De La Hoya: Mayweather’s showing insecurity with catch-weight for Canelo fight

By Rob Smith - 07/01/2013 - Comments

canelo 02(Photo credit: Alma Montiel) Oscar De La Hoya doesn’t like the idea of Floyd Mayweather Jr. facing Golden Boy Promotions’ fighter WBA/WBC junior middleweight champion Saul “Canelo” Alvarez at a catch-weight of 152 pounds instead of at the full weight for the junior middleweight division at 154. De La Hoya thinks Mayweather has some worry about the fight because otherwise he’d have agreed to fight the 22-year-old Canelo at the full weight.

De La Hoya said to the Boxingchannel, “I think it’s a little bit of that insecurity factor coming into play. If you fight someone, you don’t need to shave off a couple of pounds because you feel they’re going to come in weak or because it’s going to be an advantage. We have weight classes for that reason. It’s [the catch-weight] going to help Canelo’s speed and help him be a faster fighter.”

I’m not sure that De La Hoya is seeing things from Mayweather’s perspective in this fight. It seems like De La Hoya is seeing it through the eyes of a promoter trying to look out for his young fighter Canelo that he’s trying to turn into a pay per view star so that he can start bringing in the big cash for Golden Boy.

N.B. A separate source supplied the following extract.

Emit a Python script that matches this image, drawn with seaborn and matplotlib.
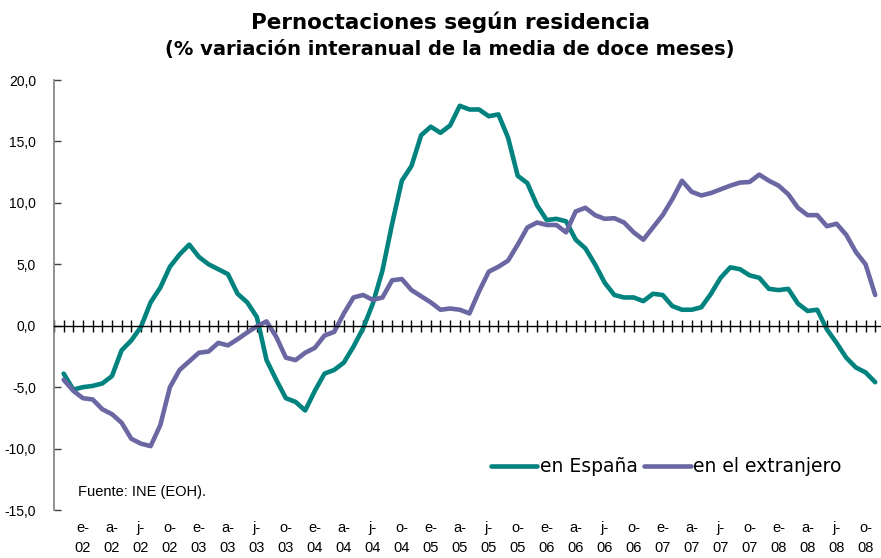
import numpy as np
import pandas as pd
import matplotlib
matplotlib.use("Agg")
import matplotlib.pyplot as plt
import matplotlib.transforms as mtransforms
from matplotlib.lines import Line2D
import seaborn as sns

# Months: index 1 = nov-01 ... 85 = nov-08
espana = [-3.9, -5.2, -5.0, -4.9, -4.7, -4.1, -2.0, -1.2, -0.1, 1.9,
          3.1, 4.8, 5.8, 6.6, 5.6, 5.0, 4.6, 4.2, 2.6, 1.9,
          0.7, -2.8, -4.4, -5.9, -6.2, -6.9, -5.3, -3.9, -3.6, -3.0,
          -1.7, -0.2, 1.8, 4.5, 8.3, 11.8, 13.0, 15.5, 16.2, 15.7,
          16.3, 17.9, 17.6, 17.6, 17.05, 17.2, 15.3, 12.2, 11.6, 9.8,
          8.6, 8.7, 8.5, 7.0, 6.3, 5.0, 3.5, 2.5, 2.3, 2.3,
          2.0, 2.6, 2.5, 1.6, 1.3, 1.3, 1.5, 2.6, 3.9, 4.75,
          4.6, 4.1, 3.9, 3.0, 2.9, 3.0, 1.8, 1.2, 1.3, -0.3,
          -1.4, -2.6, -3.4, -3.8, -4.6]
extranjero = [-4.4, -5.3, -5.9, -6.0, -6.8, -7.2, -7.9, -9.2, -9.6, -9.8,
              -8.1, -5.0, -3.6, -2.9, -2.2, -2.1, -1.4, -1.6, -1.1, -0.55,
              -0.05, 0.35, -0.9, -2.6, -2.8, -2.2, -1.8, -0.8, -0.5, 1.0,
              2.3, 2.5, 2.1, 2.3, 3.7, 3.8, 2.9, 2.4, 1.9, 1.3,
              1.4, 1.3, 1.0, 2.8, 4.4, 4.8, 5.3, 6.6, 8.0, 8.4,
              8.2, 8.2, 7.6, 9.3, 9.6, 9.0, 8.7, 8.75, 8.4, 7.6,
              7.0, 8.0, 9.0, 10.3, 11.8, 10.9, 10.6, 10.8, 11.1, 11.4,
              11.65, 11.7, 12.3, 11.8, 11.4, 10.7, 9.6, 9.0, 9.0, 8.1,
              8.3, 7.4, 6.0, 5.0, 2.5]
series_names = ["en España", "en el extranjero"]
tick_months = ["e-\n02", "a-\n02", "j-\n02", "o-\n02",
               "e-\n03", "a-\n03", "j-\n03", "o-\n03",
               "e-\n04", "a-\n04", "j-\n04", "o-\n04",
               "e-\n05", "a-\n05", "j-\n05", "o-\n05",
               "e-\n06", "a-\n06", "j-\n06", "o-\n06",
               "e-\n07", "a-\n07", "j-\n07", "o-\n07",
               "e-\n08", "a-\n08", "j-\n08", "o-\n08"]
tick_pos = list(range(3, 85, 3))
y_ticks = [-15, -10, -5, 0, 5, 10, 15, 20]

months = np.arange(1, len(espana) + 1)
df = pd.DataFrame({
    "mes": np.concatenate([months, months]),
    "valor": espana + extranjero,
    "serie": [series_names[0]] * len(espana) + [series_names[1]] * len(extranjero),
})

sns.set_theme(style="white")
plt.rcParams["font.family"] = ["Liberation Sans", "DejaVu Sans"]
plt.rcParams["text.color"] = "black"

fig = plt.figure(figsize=(8.81, 5.58), dpi=100)
ax = fig.add_axes([54 / 881, 48 / 558, 827 / 881, 430 / 558])
colors = {"en España": "#00827f", "en el extranjero": "#6a67a3"}
sns.lineplot(data=df, x="mes", y="valor", hue="serie", hue_order=series_names,
             palette=colors, linewidth=3.3, ax=ax, legend=False)
for ln in ax.lines:
    ln.set_solid_capstyle("round")
    ln.set_solid_joinstyle("round")
ax.set_xlim(0, 85.6)
ax.set_ylim(-15, 20)
ax.set_xlabel("")
ax.set_ylabel("")

for s in ["top", "right"]:
    ax.spines[s].set_visible(False)
ax.spines["left"].set_color("#808080")
ax.spines["left"].set_linewidth(1.2)
ax.spines["bottom"].set_position(("data", 0))
ax.spines["bottom"].set_color("#000000")
ax.spines["bottom"].set_linewidth(1.0)

ax.set_xticks(np.arange(0, 86, 1))
ax.tick_params(axis="x", direction="inout", length=9, width=1.0, color="black",
               labelbottom=False, bottom=True)
ax.set_yticks(y_ticks)
ax.set_yticklabels([f"{v:.1f}".replace(".", ",") for v in y_ticks],
                   fontsize=10, color="black")
ax.tick_params(axis="y", direction="in", length=5, width=1.0, color="#404040",
               left=True, pad=13)

trans = mtransforms.blended_transform_factory(ax.transData, ax.transAxes)
for p, lab in zip(tick_pos, tick_months):
    ax.text(p, -0.025, lab, transform=trans, ha="center", va="top",
            fontsize=10.5, linespacing=1.55, color="black")

ax.text(24 / 827, (510 - 492) / 430, "Fuente: INE (EOH).", transform=ax.transAxes,
        fontsize=10.5, va="center", ha="left", color="black")

handles = [Line2D([0], [0], color=colors[n], lw=3.3, solid_capstyle="round") for n in series_names]
leg = ax.legend(handles, series_names, loc="center left",
                bbox_to_anchor=((483 - 54) / 827, (510 - 467) / 430),
                frameon=False, ncol=2, handlelength=2.5, handletextpad=0.15,
                columnspacing=0.3, borderaxespad=0,
                prop={"family": "DejaVu Sans", "size": 13.5})
for t in leg.get_texts():
    t.set_color("black")

fig.text(450 / 881, 1 - 22 / 558, "Pernoctaciones según residencia",
         ha="center", va="center", fontsize=15.5, fontweight="bold",
         family="DejaVu Sans", color="black")
fig.text(450 / 881, 1 - 50 / 558, "(% variación interanual de la media de doce meses)",
         ha="center", va="center", fontsize=14, fontweight="bold",
         family="DejaVu Sans", color="black")

fig.savefig("out.png", dpi=100, facecolor="white")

If you look at it from Mayweather’s perspective, he’s been fighting at around 150 lbs. after he rehydrates for his fights at welterweight. He has the WBA junior middleweight title after being Miguel Cotto last year, but Mayweather isn’t a junior middleweight physically. He’s a guy that moved up in weight and beat up a vulnerable fighter in Cotto, who has seen better days.

Canelo weighed 172 lbs. for his last fight against Austin Trout, and that’s over 20 pounds more than Mayweather weighed for his last fight. Canelo is barely making weight for his fights at 154, and he actually weighed more for his last fight against Trout than WBA middleweight champion Gennady Golovkin did for his fight with Matthew Macklin last Saturday night, and Golovkin is a middleweight.

So what we’re really talking about here is a fighter that is really more of a middleweight in Canelo facing a true welterweight in Mayweather. As De La Hoya said, “we have weight classes for that that reason,” but what we’re seeing more and more in boxing is fighters like Canelo and Julio Cesar Chavez Jr. fighting in weight classes much lighter than their actual weights when they come into their fights, and this gives them a tremendous advantage over their lighter opponents.

Thus far, the sanctioning bodies aren’t doing anything to stop this practice by installing strict rehydration limits to keep guys from rehydrating 15-25 pounds overnight and outweighing their opponents by a huge amount. So you can’t blame Mayweather for asking for Canelo to come in two pounds lighter than the limit when you see him rehydrating to 172 lbs. for his fights.

Mayweather isn’t going to rehydrate into the 170s, so why should he fight someone that heavy? Canelo out-weighed the WBA middleweight champion of the world in Gennady Golovkin for his last fight. A better question is why is Canelo fighting at 154 against 147 lb. welterweights instead of in the middleweight division against guys his own size?